Depois de Sitā ter estado prisioneira do rei dos demónios e de ter sido salva por Rāma, ajudado por Hanuman e seus companheiros, regressam todos ao reino de Ayodhyā. Anos mais tarde Rāma tem conhecimento do murmúrio do povo acerca da pureza de Sitā, por ela ter estado cativa de Rāvana, o chefe dos demónios. Manda então que Lakṣmaṇa a leve para a floresta e a mate, pois não queria o povo a murmurar, mesmo depois de Sitā se ter sujeito a uma prova do fogo para provar a sua honestidade. Com efeito, submetendo-se ao fogo Sitā pedira ao deus Agni que a engolisse, caso tivesse sido infiel a Rāma. Mas, o deus Agni abrira as suas línguas de fogo para deixar passar Sitā incólume.
Lakṣmaṇa levou-a para a floresta mas preferiu entregá-la ao sábio Vālmiki, pedindo-lhe que a protegesse. Vālmiki não só protegeu Sitā, como tomará os futuros gémeos, filhos de Rāma, como seus próprios filhos.

Sitā, representando na concepção indiana, tudo o que de mais belo existe na mulher e que tanto impressiona pela doçura e devoção, parte para um segundo exílio, com a mesma confiança e amor ao seu marido.
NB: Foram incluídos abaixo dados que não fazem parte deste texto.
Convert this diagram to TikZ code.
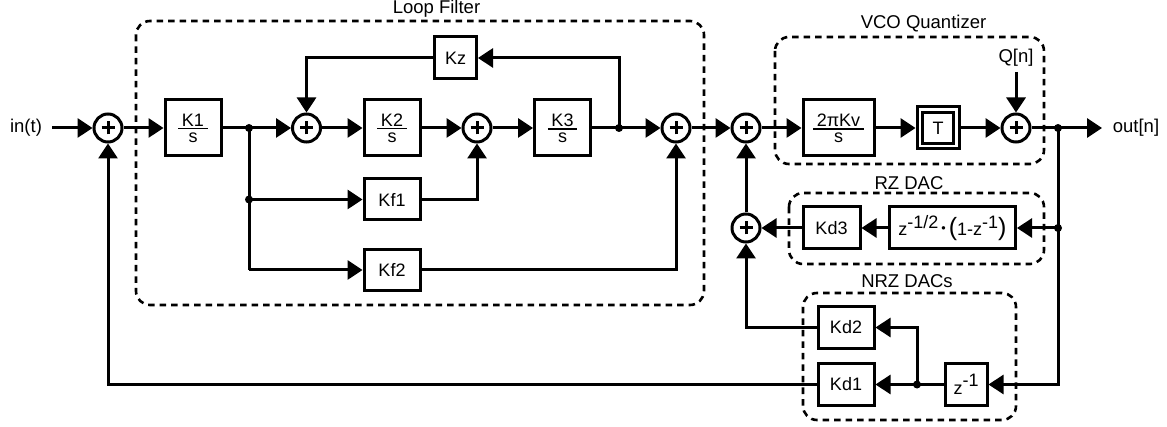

Mas, quando Rāma já no fim da epopeia reconhece os seus filhos e a chama, ela perante todos, invoca a sua Mãe Terra, para a receber no seu seio, caso não tivesse sido profanada por Rāvana. E, a Terra abriu-se e Sitā, a filha da Terra, entregou-se à sua origem, íntegra na morte como na vida.

Como narra o Rāmāyana, a origem desta fantástica epopeia poética está num curto episódio ocorrido quando Vālmiki meditava no seu eremitério da floresta. Dois pássaros aproximam-se a cantar, enlevados em amor, pela margem de um rio. Ele observa-os totalmente absorto mas de repente o macho cai morto no solo, vítima de um caçador e afoga-se no seu próprio sangue. Vālmiki, profundamente pesaroso pela dor da desolada companheira, lamenta-os pronunciando, algo involuntariamente, uma maldição contra o caçador. Longe de ser porém uma maldição vulgar, ela é antes uma torrente discursiva melodiosa:
“ O Nishādha!
Nunca tu vás para a prosperidade, por toda a Eternidade,
Pois que do casal de “Krāuntshas, mataste um, encantado de amor”.
Ela agrada de tal modo a Brahma, que este aparece-lhe no caminho, quando ele meditativo regressava à sua cabana, e anuncia-lhe que inconscientemente criara o primeiro dístico em metro de narração épica, o “ślôka”. E manda-o então compor nesta medida um poema divino sobre a vida de Rāma, prometendo-lhe:
“Enquanto nesta terra firme, correrem os rios e existirem montanhas, tem a certeza, em todo o mundo, o Rāmāyana perdurará”.

Á medida que Vālmiki compunha o “Rāmāyana e que os gémeos, Kuṣa e Lava cresciam o suficiente para aprender, ele ensinou-lhes a gesta de Rāma. Quando eles tinham doze anos, Rāma deu uma festa que durou um ano, o “Asvamedha”, ou o sacrifício do cavalo. Convidado Vālmiki, Kuṣa e Lava todos os dias cantavam uma parte do Rāmāyana e Rāma ouvia-os deliciado, sem saber que eram seus filhos.

Por fim Rāma reconhece os filhos e chama Sitā. Mas a roda do “Dharma” tinha rodado e da acção passa-se à inacção. Sitā, Lakṣmaṇa e por fim Rāma abandonam a Terra.

Nota
Ślôka, designa a estância de dois versos.